Tiago chegou a Timor em 2002, como director técnico da Timor Telecom, empresa da Portugal Telecom. Esteve por lá até 2005. Ao serviço da empresa passou depois pela China e pelo Brasil, sempre com cargos de direcção. Regressou a Timor-Leste em 2010, então ao serviço de uma empresa irlandesa de telecomunicações. Já em 2011 acabou por abrir a sua própria empresa em Díli, especializada em consultorias e auditoria. Por essa altura conheceu Bobby Boye, seu vizinho em Díli e que, mais tarde, se tornaria seu cliente.

De quem é o dinheiro?

É uma transferência de cerca de 859 mil dólares feita em 2011 por este consultor para uma empresa de Fong Fong Guerra que está no centro da acusação. O MP alega que esse dinheiro pertence ao Governo timorense, a defesa diz que o casal desconhece que essa verba possa ser de Timor, afirma mesmo que em tribunal não se provou esse facto e garante que a transferência foi feita dentro das regras legais e com conhecimento das autoridades timorenses.

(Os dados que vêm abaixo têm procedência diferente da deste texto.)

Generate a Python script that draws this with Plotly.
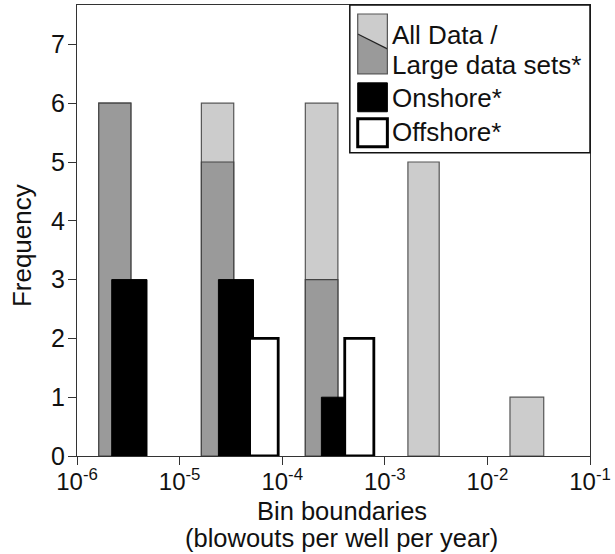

Porém, quando o casal foi detido no aeroporto de Díli, em Outubro de 2014, o responsável da polícia de Díli disse aos jornalistas que ambos tinham sido detidos por estarem a fugir do país com uma mala com cerca de 800 mil dólares. Factos que nunca foram provados, não constam na acusação e cuja falsidade levou o Tribunal de Recurso a determinar o fim da prisão preventiva de Tiago Guerra.

Desde o dia da detenção que familiares e amigos falam de “muitas irregularidades” no processo. Fazem-no pedindo para não serem identificados. Os familiares porque dizem “ter receio de prejudicar” o casal com as suas declarações, os amigos por terem ainda vínculos profissionais em Timor e temerem “perseguições”. Garantem que a prisão se deu por volta das 15h locais sem mandado de detenção — que só foi apresentado cerca das 21h — e que o casal só foi ouvido pelo MP “20 meses depois de ser detido”. Denunciam também “desrespeito de vários prazos legais” e “incumprimento das regras processuais consagradas em defesa dos direitos dos arguidos e do respeito pela descoberta da verdade material”.

Apontam ainda a “recusa da procuradora em receber provas ou esclarecimentos adicionais” e a “flagrante violação do princípio da legalidade e imparcialidade que está vinculada”.

Pequenos erros, diz Timor

Ao longo dos tempos o poder judicial timorense tem refutado todas as acusações, afirmando que o processo tem cumprido “todas as regras legais”, admitindo apenas “pequenos erros processuais”.

“Timor quer encontrar um culpado para o roubo que foi feito por Bobby Boye. Como não o apanharam tentam culpar injustamente o Tiago e a Fong Fong. Aliás, durante todo o julgamento mais pareceu que quem estava a ser julgado era Bobby Boye”, diz uma amiga do casal, que há cerca de 15 anos trabalha em Timor.

Caso hoje o colectivo de juízes dê razão ao MP e condene o casal este pode recorrer da sentença ao Tribunal de Recurso, pedido que terá de ser feito de imediato para evitar uma eventual detenção.